The wells in the oil-rich Permian, Eagle Ford and Haynesville basins produce around 190,000 barrels of oil a day.
The deal puts BP at the heart of the boom in production from US shale rock
The deal puts BP at the heart of the boom in production from US shale rock that has upended global markets, putting the US on course to become a net oil exporter by 2025.
Bernard Looney, head of BP upstream, said: ‘It’s a transformative deal. It gives us access to what we believe are some of the very best acreage and the very best basins. It takes us into the very heart of the most talked about oil play today.’
The deal marks a major turning point for BP after years of retrenchment following the 2010 Deepwater Horizon disaster. Some 11 people died when a rig exploded in the Gulf of Mexico, costing the company around £49billion.
BP has swooped for 5,500 drilling locations across 470,000 acres of land in a major bet on assets that BHP had to offload under pressure from shareholders after blowing billions.
BHP bought at the peak of the oil boom in 2011 and invested heavily until the oil price collapsed.
Doubts have been raised over whether growth in the Permian basin will slow as the pipes and other equipment aren’t being built fast enough.
David Lawler, boss of BP’s US Lower 48 onshore oil and gas explorer, said his teams had spent the last four years improving how efficiently they get oil and gas out of the rocks.
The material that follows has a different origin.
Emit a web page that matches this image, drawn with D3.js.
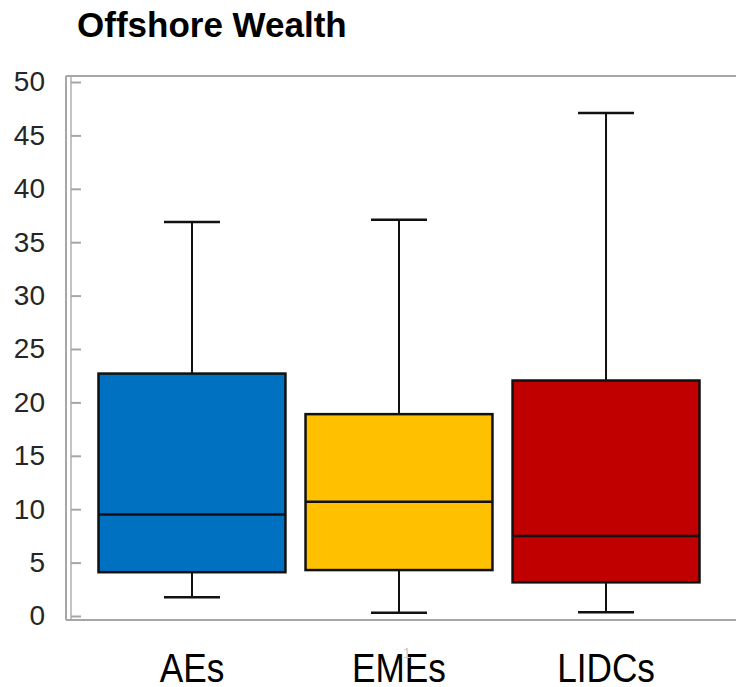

The oil price has also risen to around $70 per barrel.
He said: ‘We have some very talented teams. We have really modernised the organisation so we can compete with the US onshore players. We are ready to take on this challenge.’
Looney added: ‘We believe that they are very high quality resources in terms of returns.’
BP is paying for the wells in cash, of which about half will be raised by issuing shares. It will then sell about £4.5billion worth of other assets to buy back shares in return.
Bosses also announced a rise in its quarterly dividend to shareholders, paying out 10.25 cents per share, up by 2.5 per cent, its first increase in 15 quarters.
BP beat rivals including Shell and Chevron to clinch its biggest deal since buying Atlantic Richfield Co in 1999. Chief executive Bob Dudley said: ‘This is a major step in delivering our Upstream strategy and a world-class addition to BP’s distinctive portfolio.’
BP’s profits jumped 71 per cent during the first three months of the year to £1.9billion and it started seven projects during 2017, including gas production in Egypt and Oman.
Shares have climbed nearly 60 per cent since lows of around 322p following Deepwater Horizon.
Maxim Petrov, senior analyst at Wood Mackenzie, said: ‘This transforms BP’s US business – it will immediately raise its US production by almost a fifth while providing competitive returns and volumes growth.’